You may experience deliverability issues for several reasons. In this article we discuss some of these and offer our solutions and best practices. When applying these solutions, please bear in mind that the improvements will not be felt overnight and may take a significant amount of time before they produce satisfying results.
If you are looking for guidance in relation to warnings, look here: Warnings in email content.
As a quick reminder, here is the onboarding video about Deliverability with an introduction to solving some related issues:
Your emails are going to spam folders
Your emails can end up in spam folders, if you see the following cases:
- low open rates compared to the average open rate, or
- large deviations between ISPs for the same campaign, and
- high percentage for the inbox monitor Spam column.
To fix this, you need to re-build your reputation with the respective ISPs.
As a first step to prevent further problems, you need to exclude all contacts from the affected domains from your everyday marketing campaigns and set up a different approach only for those contacts. To understand why the ISP treats you as a spammer you can check the following:
- Are you sending high volumes to non-engaged contacts for that domain?
- Are you getting a high number of bounces from that domain?
- Do you have complaints coming from that domain?
If your answer is yes to any of the above questions, you can formulate a strategy to win back the trust of your contacts – and with this the trust of the ISP.
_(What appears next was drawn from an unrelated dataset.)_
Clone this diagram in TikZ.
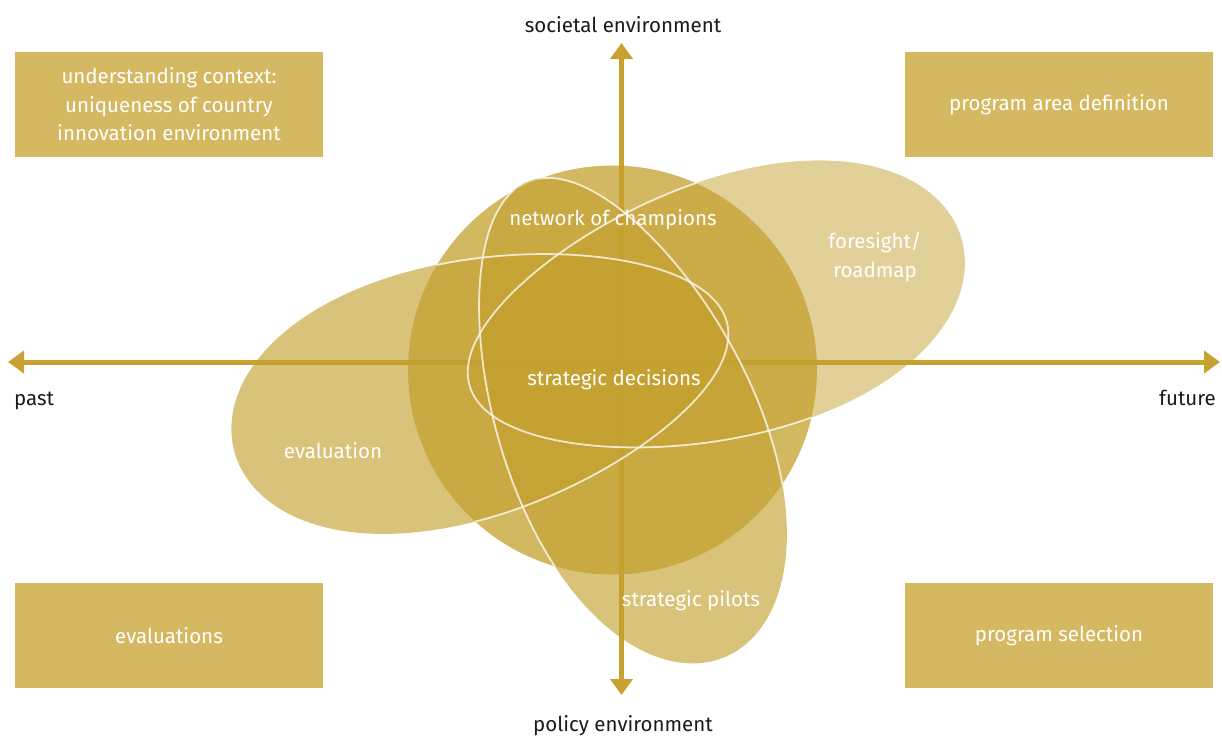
\documentclass[tikz,border=0pt]{standalone}
\usepackage{fontspec}
\setmainfont{Fira Sans}
\usetikzlibrary{arrows.meta}
\definecolor{gold}{RGB}{196,160,46}
\definecolor{boxgold}{RGB}{212,184,98}
\definecolor{axisgold}{RGB}{200,162,48}
\definecolor{axistext}{RGB}{26,26,26}

% egg shaped blob: #1 half length, #2 half width, #3 how much fatter one end is
\newcommand{\eggpath}[3]{plot[domain=0:357,samples=120,smooth cycle,variable=\t] ({#1*cos(\t)},{#2*sin(\t)*(1+#3*cos(\t))})}

\begin{document}
\begin{tikzpicture}[x=1pt,y=-1pt,
		box_style/.style={fill=boxgold,minimum width=308pt,minimum height=105pt,inner sep=0pt,text=white,align=center,font=\fontsize{20.5}{28.5}\selectfont},
		axis_style/.style={draw=axisgold,line width=5pt,{Triangle[length=16pt,width=22pt]}-{Triangle[length=16pt,width=22pt]}},
		axis_label/.style={text=axistext,inner sep=0pt,font=\fontsize{20.5}{24}\selectfont},
		blob_label/.style={text=white,inner sep=0pt,align=center,font=\fontsize{20.5}{29}\selectfont},
		blob_style/.style={fill=gold,fill opacity=0.64},
		outline_style/.style={draw=white,opacity=0.75,line width=1.8pt}]

		\useasboundingbox (0,0) rectangle (1222,737);

		% axes
		\coordinate (past_end) at (8,362);
		\coordinate (future_end) at (1220,362);
		\coordinate (societal_end) at (621.5,43);
		\coordinate (policy_end) at (621.5,695);
		\draw[axis_style] (past_end) -- (future_end);
		\draw[axis_style] (policy_end) -- (societal_end);

		\node[axis_label,anchor=base] (societal) at (623,32) {societal environment};
		\node[axis_label,anchor=base] (policy) at (623,731) {policy environment};
		\node[axis_label,anchor=base west] (past) at (14,405) {past};
		\node[axis_label,anchor=base east] (future) at (1216,405) {future};

		% corner boxes
		\node[box_style] (context) at (169,104.5) {understanding context:\\uniqueness of country\\innovation environment};
		\node[box_style] (definition) at (1059,104.5) {program area definition};
		\node[box_style] (evaluations) at (169,635.5) {evaluations};
		\node[box_style] (selection) at (1059,635.5) {program selection};

		% blobs
		\begin{scope}[shift={(480.5,386.5)},rotate=14.6]
			\fill[blob_style] \eggpath{254.6}{128}{-0.15};
		\end{scope}
		\begin{scope}[shift={(715.5,312)},rotate=16.8]
			\fill[blob_style,fill opacity=0.49] \eggpath{256.7}{128}{0.15};
		\end{scope}
		\begin{scope}[shift={(626,419.5)},rotate=-67.5]
			\fill[blob_style] \eggpath{257.3}{128}{0.12};
		\end{scope}
		\fill[gold,fill opacity=0.75] (612.5,370) circle (204.5pt);

		\begin{scope}
			\clip (612.5,370) circle (204.5pt);
			\begin{scope}[shift={(480.5,386.5)},rotate=14.6]
				\draw[outline_style] \eggpath{254.6}{128}{-0.15};
			\end{scope}
			\begin{scope}[shift={(715.5,312)},rotate=16.8]
				\draw[outline_style] \eggpath{256.7}{128}{0.15};
			\end{scope}
			\begin{scope}[shift={(626,419.5)},rotate=-67.5]
				\draw[outline_style] \eggpath{257.3}{128}{0.12};
			\end{scope}
		\end{scope}

		\node[blob_label] (champions) at (613,220) {network of champions};
		\node[blob_label] (decisions) at (614,380) {strategic decisions};
		\node[blob_label] (foresight) at (875,257) {foresight/\\roadmap};
		\node[blob_label] (evaluation) at (333,451) {evaluation};
		\node[blob_label] (pilots) at (691,601) {strategic pilots};

		\end{tikzpicture}
\end{document}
You have engagement issues
As a general rule of thumb, your reputation can be improved if you focus on your contacts who are already engaged. Create a segment that contains all contacts from a particular domain that have responded to any of your marketing emails in the past 90 days. Anyone else from the same domain should be excluded until you gain back your reputation. Once you see your open rates improving, you can increase the target segment. For example, you can modify the segment criteria to contain all contacts that have engaged with your emails in the last 180 days. Once your reputation is back to normal, you can start sending again without strict exclusions.
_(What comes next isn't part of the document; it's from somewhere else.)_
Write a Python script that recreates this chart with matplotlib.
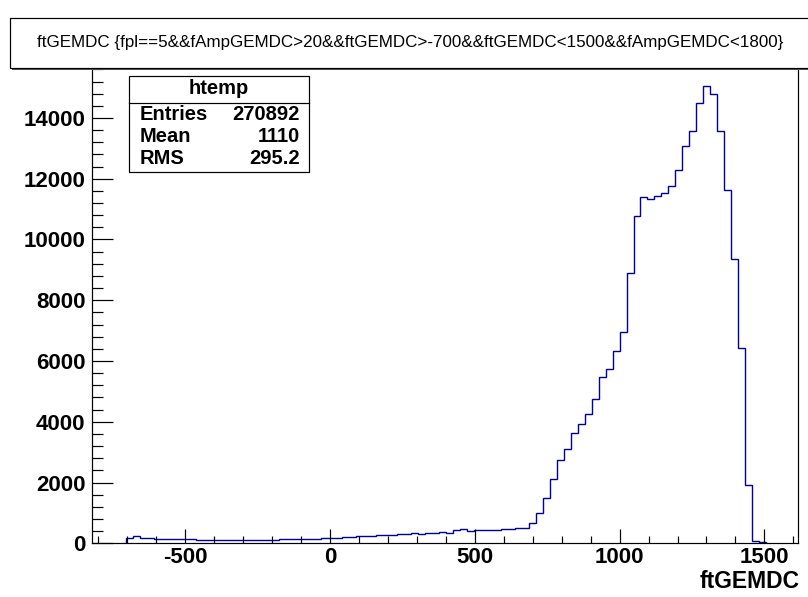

You are sending to spam traps
The other reason for being put into spam folders is if you send to spam traps. There are two types of spam traps:
- Recycled email addresses – Recycled spam traps are email addresses that once belonged to an actual person but have been abandoned for a while. ISPs turn these mailboxes into spam traps, which means that the mailbox still exists (so you will not see any bounces), but belong to the ISP rather than to a person. They are used to catch senders that do not use industry best practices such as keeping a healthy database by regularly removing bounced or non-engaged contacts.
- Artificial email addresses – ISPs and spam blocklist providers also create their own fake email accounts that have never belonged to any person (and have therefore never subscribed to any marketing mailing). These are meant to catch senders that buy address lists.
There are multiple reasons for hitting spam traps:
- Your data capture points are not carefully set up, for example you do not use double opt-in (DOI).
- You try to send to a contact base that is old or has not been verified in the last year.
- You do not clean up your database of bounces and inactive contacts frequently.
- You revalidate bounced email addresses every now and then without understanding the bounce reasons.
- You buy address lists.
Your contacts are complaining about unwanted emails
If you are constantly sending unwanted emails to your contacts, at some point they will be so frustrated that they will report you as a spammer. Once someone hits the Report as spam button there is no way of getting that contact back as the ISP will bounce the message before it reaches the inbox. A spam complaint rate above 0.2% is considered high.
Emarsys automatically excludes all contacts that have previously complained about any of your previous mailings, and offers the option to exclude those who have complained about other Emarsys customers (‘serial complainers’). However, you still need to monitor those numbers carefully.
For example, if you are repeatedly seeing high numbers on the Results Summary page for Contact has previously complained, it means that something is incorrectly set with your opt-in management. These contacts should be removed from your database immediately once the complaint is registered.
If you want to regain your good reputation, your first task is to have a clean overview on how you capture and manage contact data, especially from the opt-in and DOI perspective. Once these workflows are clear and regular checks are set up, you can move forward to improve your content.